Friday’s ruling has been described as a world first by the chairman of the Australian Competition and Consumer Commission, which sued the search and advertising giant.

“We think today’s result sends a very clear message to the digital platforms that they have to be upfront with consumers about what is actually happening with their data, how it is being used and how consumers can protect their data,” ACCC chair Rod Sims told reporters.

“These are fundamental issues for Australians going forward in this future digital economy.”

Google says it has improved its privacy controls and there was no allegation it had breached the Australian privacy act.

“The court rejected many of the ACCC’s broad claims,” a spokesman said.

“We disagree with the remaining findings and are currently reviewing our options, including a possible appeal.”

Google had argued it made it clear to users setting up a Google account that the company would still collect and use location data when location history was “off”, Web & App Activity was “on” and one of its apps was used.

Users asked to agree or disagree to “Privacy and Terms” about the use and storage of their data were offered a third option for “More Options”.

That option allowed them to toggle on and off location history, web and app activity and other data collection.

But Federal Court Justice Thomas Thawley said the warnings shown with the toggles weren’t as clear as Google would have it.

Some users would have reached the correct conclusion but others, even after going beyond default warnings, would have concluded the tech giant wasn’t using their location data when location history was off.

“True it is that, after a careful examination of the content of both screens, the conclusions Google urged might be reached,” the judge said.

“That is not the issue.
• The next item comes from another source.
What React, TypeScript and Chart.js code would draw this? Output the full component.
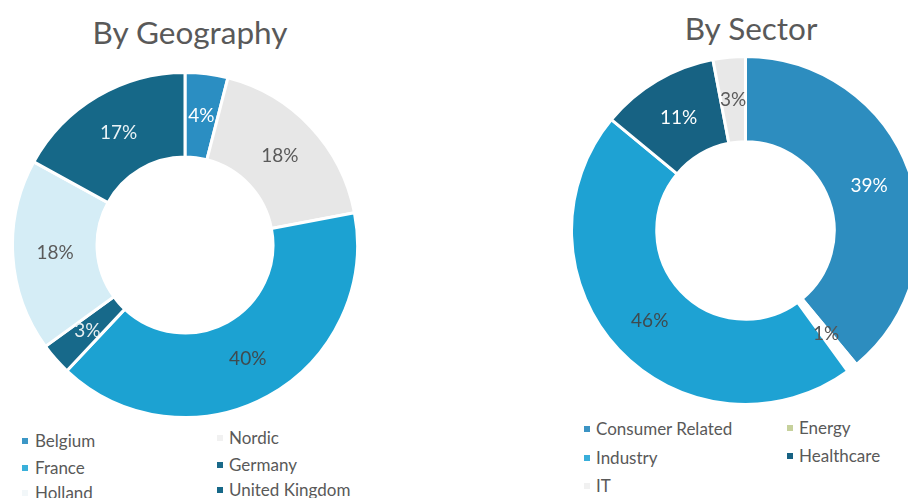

The screens were read by users setting up the device.

“Such users, even ones with heightened privacy concerns, would not re-read screens with the kind of careful attention that has been necessary in considering the various arguments put by the parties.”

Justice Thawley said many reasonable, privacy-conscious users would have concluded Google still obtained location data when location history was off and a user was using an app such as Maps.

But those users would have reasonably thought the location data was being obtained on a “once-off” basis and not being retained or subsequently used, he found.

Google’s conduct was found to have misled or likely misled some reasonable users.

The number of such users did not matter for the purposes of establishing the breaches, the judge said.

Google faces a maximum fine of $1.1 million per breach.

But what constituted a breach and how many breaches occurred is yet to be determined.

“(The fine) can be large, it certainly will be in the many millions, but quite how big it is something we have to think about and convince the court of,” Sims said.

The court last year heard senior Google employees held an urgent meeting in 2018 – dubbed internally as the “Oh S***” meeting – after Associated Press published an article explaining Google’s collection of location data through the web and app activity option.

The article also led rank-and-file employees to raise concerns they’d not been aware of the connection, and a 500-per-cent increase in users disabling both location history and web and app activity.

But Thawley placed no reliance on the evidence, saying it wasn’t clear the settings referenced in the article and the internal documents were the same as those in the Australian case.